'Cyber Pearl Harbor': Could future cyberattack really be that devastating?
On the 71st anniversary of "a date which will live in infamy," the United States faces the possibility of an updated digital version of that threat – a "cyber Pearl Harbor."
That's according to Defense Secretary Leon Panetta, who in an October speech warned of a "cyber Pearl Harbor" threat and the need to bolster America's cyberdefenses. Also, in the 2010 book “Cyber War,” former White House counterterrorism adviser Richard A. Clarke warns of an "electronic Pearl Harbor."
Cyberattacks on US critical infrastructure like the water supply or power grid "could be a cyber Pearl Harbor – an attack that would cause physical destruction and the loss of life," Secretary Panetta argued in his speech. "In fact, it would paralyze and shock the nation and create a new, profound sense of vulnerability."
As an imagistic catchphrase, "cyber Pearl Harbor" is an emotionally evocative term for Americans. The Japanese surprise attack on Dec. 7, 1941, killed 2,402 and damaged or sank 18 ships including five battleships, effectively burning its memory into the national psyche.
But could there really be anything in the digital realm as horrific or stunning to the US as the Pearl Harbor bombing today? Or is using that charged phrase just saber rattling to build up defense budgets, as many experts and non-experts contend?
"I do think it's a genuine concern," says Stewart Baker, a lawyer and former senior official at the National Security Agency and the Department of Homeland Security. "I'd love to think it's overstated, but that view is supported more by wishful thinking than by analysis. If you judge adversaries by capabilities rather than intent, there's no doubt that anyone with a really strong cyberespionage capability can cause something that will feel like a cyber Pearl Harbor."
Some others aren't so sure that the world is full of big adversaries with substantial cyberespionage capabilities. In an article in Foreign Policy magazine headlined "Panetta's wrong about a cyber 'Pearl Harbor,' " John Arquilla says it's the "wrong metaphor."
"There is no "Battleship Row" in cyberspace," writes the professor of defense analysis at the Naval Postgraduate School in Monterey, Calif. "Pearl Harbor was a true ‘single point of failure.’ Nothing like this exists in cyberspace."
The logic behind creating the Internet, he says, was to ensure continued communications even after a nuclear war. Resilience is a key idea that shaped the structure of cyberspace, he says.
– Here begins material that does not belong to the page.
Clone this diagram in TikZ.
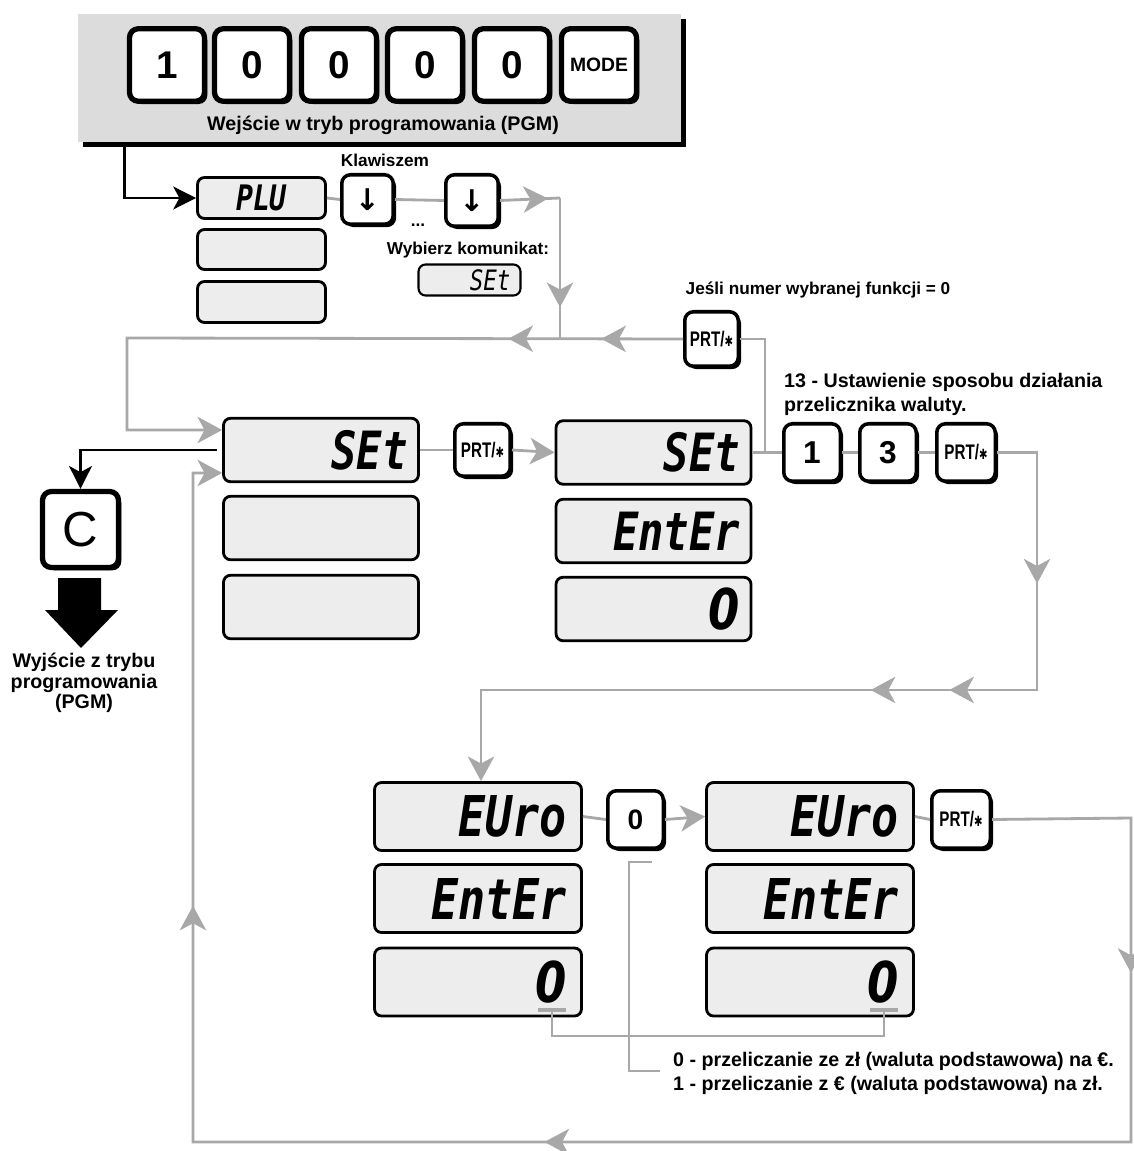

Still, he's not entirely sanguine:
"Our armed services, increasingly dependent upon their connectivity, can be virtually crippled in the field by disruptive attacks on the infrastructure upon which they depend – but which are not even government-owned," he writes.
Still others say the whole concept is overblown.
"Digital Pearl Harbor is just a funding term, a way to get money for military and cybersecurity budgets," says John Robb, a former Air Force pilot who served in Special Operations Forces and is author of "Brave New War" about new modes of warfare. "It has no real relevance because we still live in a world dominated by nuclear weapons."
There are also those who say the cyber threat is quite real, but they don't much like the “cyber Pearl Harbor” term.
"When people started talking about a cyber Pearl Harbor, the general rule is to wildly overestimate the ability of hackers to turn America into a Stone Age economy," says James Lewis, a cybersecurity expert with the Center for Strategic and International Studies in Washington. "It's hard to think of any scenario in which you could kill a lot of people in a cyberattack. So that part of the analogy doesn't make sense."
But the other part of the analogy – the sneaky part – does make sense, he says.
"It's not hard to imagine a surprise cyberattack for which we are unprepared, which I think is why some people continue to use the phrase," he says. "With Pearl Harbor, there was plenty of warning it was coming – and military commanders didn't do much. If we were in a tense situation with China today, it might make the analogy more credible. They might try to launch a surprise cyberattack."
Even so, he says, it "would be nice if the phrase went away, but it seems to be stuck."
A few years ago, a cybersecurity group that Mr. Lewis meets with held a contest with a free pizza dinner for anyone who could think of a better term. "Digital Dunkirk" and a few other alternatives were offered, but none won much support.
"If some nation takes down the US power grid, that will certainly disrupt Americans' lives, but it might also galvanize action – which would be the same strategic blunder made by the Japanese," Lewis says. "I don't know. Maybe we'll have to revive the [naming] contest."